C'è poi un punto sempre più auspicato dai movimenti sociali di tutto il mondo: quello di sanzioni economiche contro gli Stati Uniti dinanzi al vandalismo climatico di Trump. Guardate un po' che follia: benché ciò non sia previsto dall'Accordo di Parigi, se uno decide di dare fuoco al mondo, dovrebbe pagarne il prezzo. E questo deve essere vero anche se si tratta del governo degli Stati Uniti o della Exxon, o di una qualche bizzarra fusione tra i due.

Un anno fa, l'idea che gli Stati Uniti dovessero affrontare una punizione tangibile per il fatto di mettere in pericolo il resto dell'umanità avrebbe suscitato ilarità negli ingranaggi dell'establishment: nessuno metterebbe a rischio le proprie relazioni commerciali per una cosa piccola come il pianeta Terra.

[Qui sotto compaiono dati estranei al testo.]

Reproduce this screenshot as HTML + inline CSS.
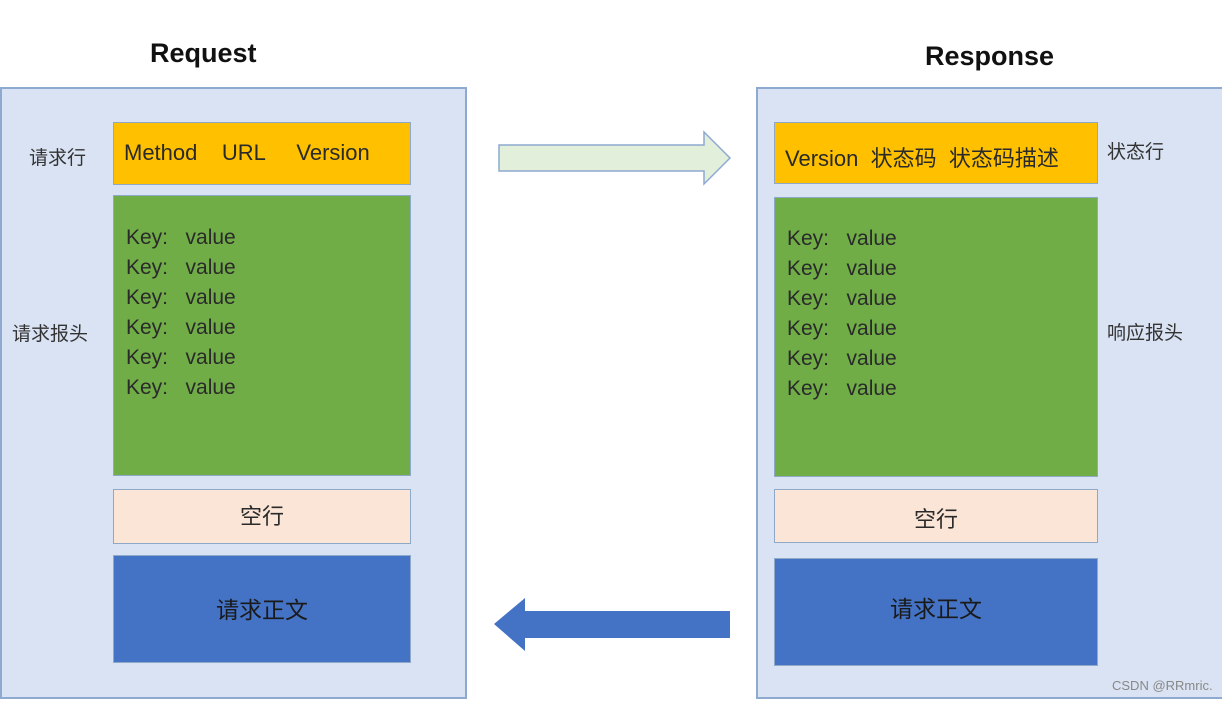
<!DOCTYPE html>
<html><head><meta charset="utf-8"><style>
body{margin:0;width:1222px;height:701px;background:#fff;position:relative;overflow:hidden;font-family:"Liberation Sans","Noto Sans CJK SC",sans-serif;}
div{position:absolute;box-sizing:border-box;}
.panel{background:#dae3f3;border:2px solid #8eaad0;}
.y{background:#ffc000;border:1px solid #8ea9c8;color:#2a2a2a;font-size:22px;}
.g{background:#70ad47;border:1px solid #8ea9c8;color:#2a2a2a;font-size:21px;line-height:30px;padding-left:12px;}
.p{background:#fbe5d6;border:1px solid #8ea9c8;color:#2a2a2a;font-size:22px;text-align:center;}
.b{background:#4472c4;border:1px solid #8ea9c8;color:#1a1a1a;font-size:23px;text-align:center;}
.lab{font-size:19px;color:#333;}
.t{font-weight:bold;font-size:27px;color:#111;}
</style></head><body>
<div class="t" style="left:150px;top:38px;">Request</div>
<div class="t" style="left:925px;top:41px;">Response</div>

<div class="panel" style="left:0;top:87px;width:467px;height:612px;"></div>
<div class="lab" style="left:29px;top:143px;">请求行</div>
<div class="lab" style="left:12px;top:319px;">请求报头</div>
<div class="y" style="left:113px;top:122px;width:298px;height:63px;line-height:60px;padding-left:10px;">Method&nbsp;&nbsp;&nbsp;&nbsp;URL&nbsp;&nbsp;&nbsp;&nbsp;&nbsp;Version</div>
<div class="g" style="left:113px;top:195px;width:298px;height:281px;padding-top:27px;">Key:&nbsp;&nbsp;&nbsp;value<br>Key:&nbsp;&nbsp;&nbsp;value<br>Key:&nbsp;&nbsp;&nbsp;value<br>Key:&nbsp;&nbsp;&nbsp;value<br>Key:&nbsp;&nbsp;&nbsp;value<br>Key:&nbsp;&nbsp;&nbsp;value</div>
<div class="p" style="left:113px;top:489px;width:298px;height:55px;line-height:54px;">空行</div>
<div class="b" style="left:113px;top:555px;width:298px;height:108px;line-height:108px;">请求正文</div>

<div class="panel" style="left:756px;top:87px;width:470px;height:612px;"></div>
<div class="lab" style="left:1107px;top:137px;">状态行</div>
<div class="lab" style="left:1107px;top:318px;">响应报头</div>
<div class="y" style="left:774px;top:122px;width:324px;height:62px;line-height:72px;padding-left:10px;">Version&nbsp;&nbsp;状态码&nbsp;&nbsp;状态码描述</div>
<div class="g" style="left:774px;top:197px;width:324px;height:280px;padding-top:26px;">Key:&nbsp;&nbsp;&nbsp;value<br>Key:&nbsp;&nbsp;&nbsp;value<br>Key:&nbsp;&nbsp;&nbsp;value<br>Key:&nbsp;&nbsp;&nbsp;value<br>Key:&nbsp;&nbsp;&nbsp;value<br>Key:&nbsp;&nbsp;&nbsp;value</div>
<div class="p" style="left:774px;top:489px;width:324px;height:54px;line-height:60px;">空行</div>
<div class="b" style="left:774px;top:558px;width:324px;height:108px;line-height:100px;">请求正文</div>
<div style="left:1112px;top:678px;font-size:13px;color:#888;">CSDN @RRmric.</div>

<svg style="position:absolute;left:0;top:0" width="1222" height="701">
<polygon points="499,145 704,145 704,132 730,158 704,184 704,171 499,171" fill="#e2efda" stroke="#8eaad0" stroke-width="1.5"/>
<polygon points="730,611 525,611 525,598 494,624 525,651 525,638 730,638" fill="#4472c4"/>
</svg>
</body></html>
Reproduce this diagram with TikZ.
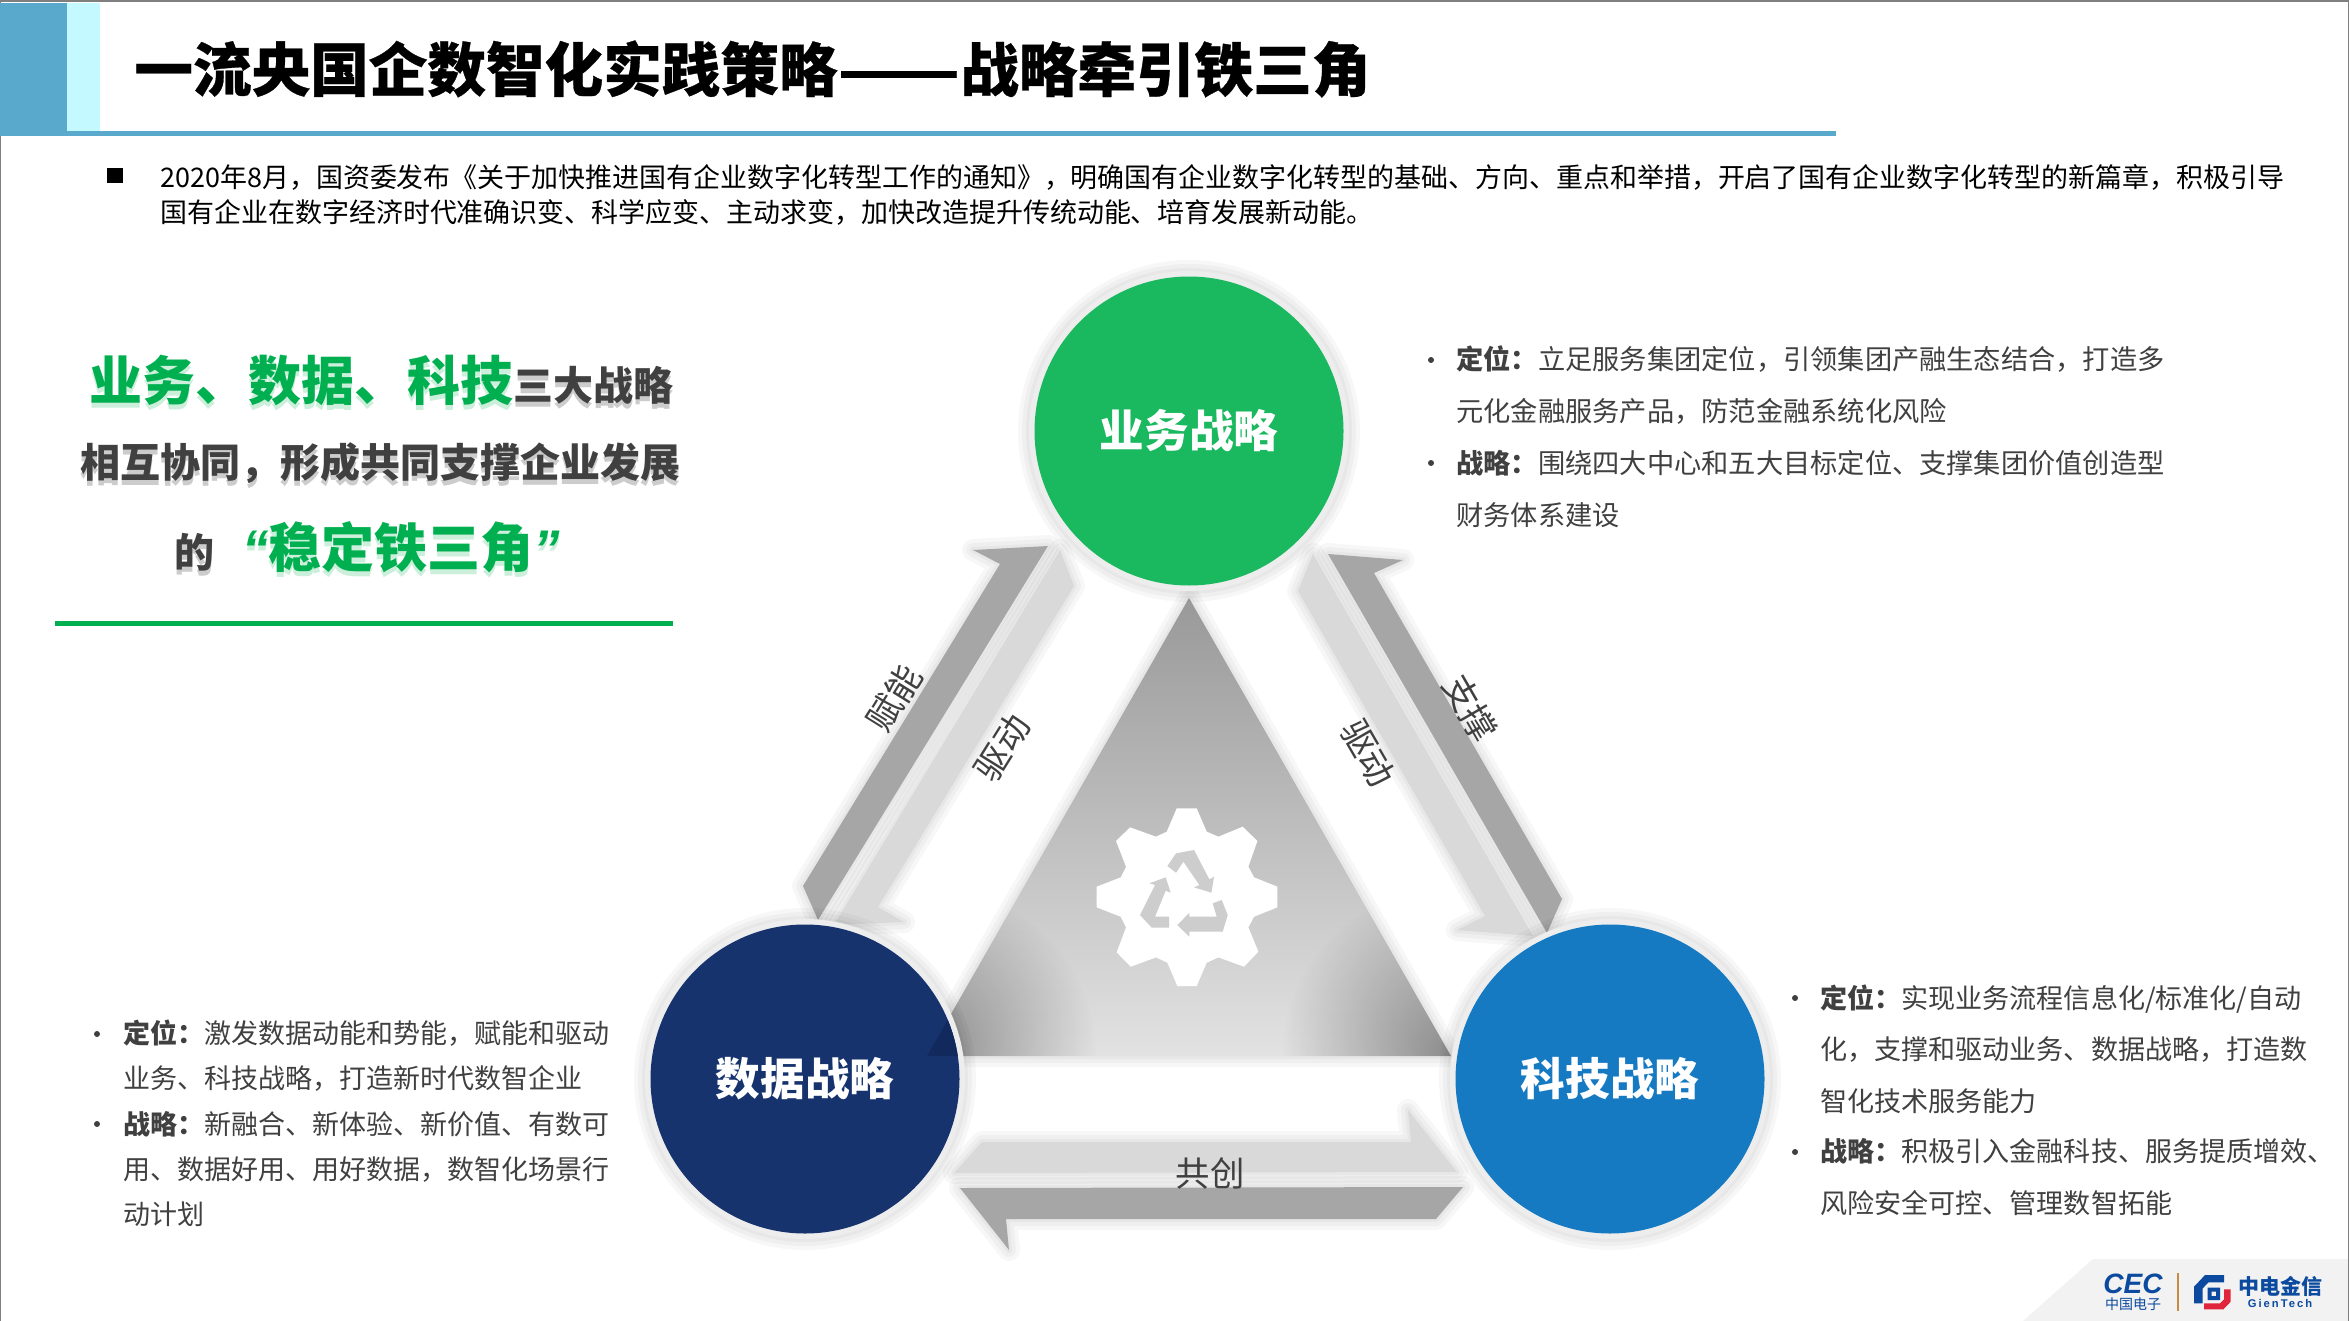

Ma questa settimana, nella sua colonna sul Financial Times, Martin Wolf ha scritto: «Se gli Stati Uniti si ritirano dall'accordo di Parigi, il resto del mundo deve considerare l'ipotesi di sanzioni contro di essi».

Siamo molto lontani dalla possibilità che i soci commerciali degli Stati Uniti adottino una misura così drastica, ma non sono solo i governi a poter imporre punizioni economiche per questo tipo di comportamento immorale. I movimenti sociali possono invitare a boicottaggi e disinvestimenti, come venne fatto contro il regime di apartheid sudafricano. Non solo contro le imprese petrolifere, ma anche contro il conglomerato di Trump. La pressione morale con lui non funziona, ma quella economica forse sì. Forse è arrivato il momento di sanzioni economiche da parte dei consumatori.